Goal of the exercise
Reproduce all of the material word for word.
• • • • • • •
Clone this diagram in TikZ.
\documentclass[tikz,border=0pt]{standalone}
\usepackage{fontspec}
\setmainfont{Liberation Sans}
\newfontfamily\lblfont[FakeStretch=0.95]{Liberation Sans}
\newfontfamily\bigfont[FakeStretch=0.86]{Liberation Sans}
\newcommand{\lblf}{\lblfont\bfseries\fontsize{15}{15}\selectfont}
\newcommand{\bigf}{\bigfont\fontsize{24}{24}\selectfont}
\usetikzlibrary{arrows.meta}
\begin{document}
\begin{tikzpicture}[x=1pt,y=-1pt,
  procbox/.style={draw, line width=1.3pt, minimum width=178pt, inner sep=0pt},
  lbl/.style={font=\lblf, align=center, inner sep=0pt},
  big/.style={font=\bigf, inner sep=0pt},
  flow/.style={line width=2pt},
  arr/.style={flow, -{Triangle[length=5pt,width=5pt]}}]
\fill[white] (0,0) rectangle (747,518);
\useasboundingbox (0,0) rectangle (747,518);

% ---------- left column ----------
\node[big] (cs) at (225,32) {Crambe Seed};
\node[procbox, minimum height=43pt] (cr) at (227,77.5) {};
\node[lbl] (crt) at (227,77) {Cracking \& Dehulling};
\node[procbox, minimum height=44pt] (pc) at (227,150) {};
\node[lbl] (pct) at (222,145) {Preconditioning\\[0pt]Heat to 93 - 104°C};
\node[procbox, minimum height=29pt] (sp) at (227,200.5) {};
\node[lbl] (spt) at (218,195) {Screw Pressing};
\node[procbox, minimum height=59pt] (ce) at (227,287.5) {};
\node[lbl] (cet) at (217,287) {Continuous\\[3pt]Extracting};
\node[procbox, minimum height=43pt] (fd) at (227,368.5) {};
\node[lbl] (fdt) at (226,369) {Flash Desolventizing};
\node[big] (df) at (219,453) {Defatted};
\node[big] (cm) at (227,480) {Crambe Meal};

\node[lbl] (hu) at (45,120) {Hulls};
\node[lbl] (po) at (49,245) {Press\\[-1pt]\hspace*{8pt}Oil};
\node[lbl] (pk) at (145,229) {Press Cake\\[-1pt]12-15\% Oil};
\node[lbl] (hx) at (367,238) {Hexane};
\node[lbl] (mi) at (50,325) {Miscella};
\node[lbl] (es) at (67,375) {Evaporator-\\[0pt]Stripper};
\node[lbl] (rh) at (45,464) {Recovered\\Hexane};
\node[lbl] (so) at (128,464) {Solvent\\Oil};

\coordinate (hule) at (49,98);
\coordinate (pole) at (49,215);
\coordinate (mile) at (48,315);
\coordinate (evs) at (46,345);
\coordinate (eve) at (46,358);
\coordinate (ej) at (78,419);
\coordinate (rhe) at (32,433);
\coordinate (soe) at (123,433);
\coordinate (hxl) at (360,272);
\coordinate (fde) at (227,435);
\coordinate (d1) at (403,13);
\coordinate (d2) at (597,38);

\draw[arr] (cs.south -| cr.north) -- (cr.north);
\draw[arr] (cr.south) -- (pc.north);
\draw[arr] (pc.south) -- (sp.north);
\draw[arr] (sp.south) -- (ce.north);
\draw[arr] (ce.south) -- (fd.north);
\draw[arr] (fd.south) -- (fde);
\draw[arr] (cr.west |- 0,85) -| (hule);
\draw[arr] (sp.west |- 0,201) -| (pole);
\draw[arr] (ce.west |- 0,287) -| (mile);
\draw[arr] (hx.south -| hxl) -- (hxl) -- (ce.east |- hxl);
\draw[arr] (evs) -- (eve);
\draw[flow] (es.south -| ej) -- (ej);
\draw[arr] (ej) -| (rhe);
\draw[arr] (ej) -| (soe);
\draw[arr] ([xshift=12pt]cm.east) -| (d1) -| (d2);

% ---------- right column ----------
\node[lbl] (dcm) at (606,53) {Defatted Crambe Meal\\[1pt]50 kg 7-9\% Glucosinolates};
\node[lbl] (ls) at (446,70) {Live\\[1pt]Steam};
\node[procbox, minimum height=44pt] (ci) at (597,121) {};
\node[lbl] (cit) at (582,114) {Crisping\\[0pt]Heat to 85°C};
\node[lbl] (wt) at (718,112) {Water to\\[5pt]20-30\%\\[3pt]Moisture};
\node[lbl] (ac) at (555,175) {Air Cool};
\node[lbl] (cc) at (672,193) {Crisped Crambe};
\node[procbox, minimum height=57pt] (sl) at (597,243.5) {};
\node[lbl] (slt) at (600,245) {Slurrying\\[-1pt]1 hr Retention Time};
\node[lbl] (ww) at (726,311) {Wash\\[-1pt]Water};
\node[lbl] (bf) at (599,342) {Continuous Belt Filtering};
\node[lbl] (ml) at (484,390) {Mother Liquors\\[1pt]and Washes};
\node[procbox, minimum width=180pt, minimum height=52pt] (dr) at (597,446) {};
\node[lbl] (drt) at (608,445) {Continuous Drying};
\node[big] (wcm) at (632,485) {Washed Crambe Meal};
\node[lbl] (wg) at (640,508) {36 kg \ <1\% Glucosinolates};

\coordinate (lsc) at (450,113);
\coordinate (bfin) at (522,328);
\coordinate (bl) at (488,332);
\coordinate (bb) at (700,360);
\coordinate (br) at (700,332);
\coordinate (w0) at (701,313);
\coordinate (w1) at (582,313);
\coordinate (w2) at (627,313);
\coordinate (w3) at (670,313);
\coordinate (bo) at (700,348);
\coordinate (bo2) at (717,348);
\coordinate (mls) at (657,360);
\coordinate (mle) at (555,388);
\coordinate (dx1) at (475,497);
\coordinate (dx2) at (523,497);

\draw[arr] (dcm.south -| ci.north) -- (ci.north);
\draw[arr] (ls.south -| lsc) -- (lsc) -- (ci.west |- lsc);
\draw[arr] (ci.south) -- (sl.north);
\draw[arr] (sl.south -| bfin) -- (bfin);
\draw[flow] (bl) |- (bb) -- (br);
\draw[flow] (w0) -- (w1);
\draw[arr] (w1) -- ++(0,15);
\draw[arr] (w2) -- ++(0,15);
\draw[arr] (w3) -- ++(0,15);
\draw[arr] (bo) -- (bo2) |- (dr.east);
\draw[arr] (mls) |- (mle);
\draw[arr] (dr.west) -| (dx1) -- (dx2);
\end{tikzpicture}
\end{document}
• • • • • • •
Written response
Clone this diagram in TikZ.
\documentclass[tikz,border=0pt]{standalone}
\usepackage{fontspec}
\setmainfont{Liberation Sans}
\newfontfamily\lblfont[FakeStretch=0.95]{Liberation Sans}
\newfontfamily\bigfont[FakeStretch=0.86]{Liberation Sans}
\newcommand{\lblf}{\lblfont\bfseries\fontsize{15}{15}\selectfont}
\newcommand{\bigf}{\bigfont\fontsize{24}{24}\selectfont}
\usetikzlibrary{arrows.meta}
\begin{document}
\begin{tikzpicture}[x=1pt,y=-1pt,
  procbox/.style={draw, line width=1.3pt, minimum width=178pt, inner sep=0pt},
  lbl/.style={font=\lblf, align=center, inner sep=0pt},
  big/.style={font=\bigf, inner sep=0pt},
  flow/.style={line width=2pt},
  arr/.style={flow, -{Triangle[length=5pt,width=5pt]}}]
\fill[white] (0,0) rectangle (747,518);
\useasboundingbox (0,0) rectangle (747,518);

% ---------- left column ----------
\node[big] (cs) at (225,32) {Crambe Seed};
\node[procbox, minimum height=43pt] (cr) at (227,77.5) {};
\node[lbl] (crt) at (227,77) {Cracking \& Dehulling};
\node[procbox, minimum height=44pt] (pc) at (227,150) {};
\node[lbl] (pct) at (222,145) {Preconditioning\\[0pt]Heat to 93 - 104°C};
\node[procbox, minimum height=29pt] (sp) at (227,200.5) {};
\node[lbl] (spt) at (218,195) {Screw Pressing};
\node[procbox, minimum height=59pt] (ce) at (227,287.5) {};
\node[lbl] (cet) at (217,287) {Continuous\\[3pt]Extracting};
\node[procbox, minimum height=43pt] (fd) at (227,368.5) {};
\node[lbl] (fdt) at (226,369) {Flash Desolventizing};
\node[big] (df) at (219,453) {Defatted};
\node[big] (cm) at (227,480) {Crambe Meal};

\node[lbl] (hu) at (45,120) {Hulls};
\node[lbl] (po) at (49,245) {Press\\[-1pt]\hspace*{8pt}Oil};
\node[lbl] (pk) at (145,229) {Press Cake\\[-1pt]12-15\% Oil};
\node[lbl] (hx) at (367,238) {Hexane};
\node[lbl] (mi) at (50,325) {Miscella};
\node[lbl] (es) at (67,375) {Evaporator-\\[0pt]Stripper};
\node[lbl] (rh) at (45,464) {Recovered\\Hexane};
\node[lbl] (so) at (128,464) {Solvent\\Oil};

\coordinate (hule) at (49,98);
\coordinate (pole) at (49,215);
\coordinate (mile) at (48,315);
\coordinate (evs) at (46,345);
\coordinate (eve) at (46,358);
\coordinate (ej) at (78,419);
\coordinate (rhe) at (32,433);
\coordinate (soe) at (123,433);
\coordinate (hxl) at (360,272);
\coordinate (fde) at (227,435);
\coordinate (d1) at (403,13);
\coordinate (d2) at (597,38);

\draw[arr] (cs.south -| cr.north) -- (cr.north);
\draw[arr] (cr.south) -- (pc.north);
\draw[arr] (pc.south) -- (sp.north);
\draw[arr] (sp.south) -- (ce.north);
\draw[arr] (ce.south) -- (fd.north);
\draw[arr] (fd.south) -- (fde);
\draw[arr] (cr.west |- 0,85) -| (hule);
\draw[arr] (sp.west |- 0,201) -| (pole);
\draw[arr] (ce.west |- 0,287) -| (mile);
\draw[arr] (hx.south -| hxl) -- (hxl) -- (ce.east |- hxl);
\draw[arr] (evs) -- (eve);
\draw[flow] (es.south -| ej) -- (ej);
\draw[arr] (ej) -| (rhe);
\draw[arr] (ej) -| (soe);
\draw[arr] ([xshift=12pt]cm.east) -| (d1) -| (d2);

% ---------- right column ----------
\node[lbl] (dcm) at (606,53) {Defatted Crambe Meal\\[1pt]50 kg 7-9\% Glucosinolates};
\node[lbl] (ls) at (446,70) {Live\\[1pt]Steam};
\node[procbox, minimum height=44pt] (ci) at (597,121) {};
\node[lbl] (cit) at (582,114) {Crisping\\[0pt]Heat to 85°C};
\node[lbl] (wt) at (718,112) {Water to\\[5pt]20-30\%\\[3pt]Moisture};
\node[lbl] (ac) at (555,175) {Air Cool};
\node[lbl] (cc) at (672,193) {Crisped Crambe};
\node[procbox, minimum height=57pt] (sl) at (597,243.5) {};
\node[lbl] (slt) at (600,245) {Slurrying\\[-1pt]1 hr Retention Time};
\node[lbl] (ww) at (726,311) {Wash\\[-1pt]Water};
\node[lbl] (bf) at (599,342) {Continuous Belt Filtering};
\node[lbl] (ml) at (484,390) {Mother Liquors\\[1pt]and Washes};
\node[procbox, minimum width=180pt, minimum height=52pt] (dr) at (597,446) {};
\node[lbl] (drt) at (608,445) {Continuous Drying};
\node[big] (wcm) at (632,485) {Washed Crambe Meal};
\node[lbl] (wg) at (640,508) {36 kg \ <1\% Glucosinolates};

\coordinate (lsc) at (450,113);
\coordinate (bfin) at (522,328);
\coordinate (bl) at (488,332);
\coordinate (bb) at (700,360);
\coordinate (br) at (700,332);
\coordinate (w0) at (701,313);
\coordinate (w1) at (582,313);
\coordinate (w2) at (627,313);
\coordinate (w3) at (670,313);
\coordinate (bo) at (700,348);
\coordinate (bo2) at (717,348);
\coordinate (mls) at (657,360);
\coordinate (mle) at (555,388);
\coordinate (dx1) at (475,497);
\coordinate (dx2) at (523,497);

\draw[arr] (dcm.south -| ci.north) -- (ci.north);
\draw[arr] (ls.south -| lsc) -- (lsc) -- (ci.west |- lsc);
\draw[arr] (ci.south) -- (sl.north);
\draw[arr] (sl.south -| bfin) -- (bfin);
\draw[flow] (bl) |- (bb) -- (br);
\draw[flow] (w0) -- (w1);
\draw[arr] (w1) -- ++(0,15);
\draw[arr] (w2) -- ++(0,15);
\draw[arr] (w3) -- ++(0,15);
\draw[arr] (bo) -- (bo2) |- (dr.east);
\draw[arr] (mls) |- (mle);
\draw[arr] (dr.west) -| (dx1) -- (dx2);
\end{tikzpicture}
\end{document}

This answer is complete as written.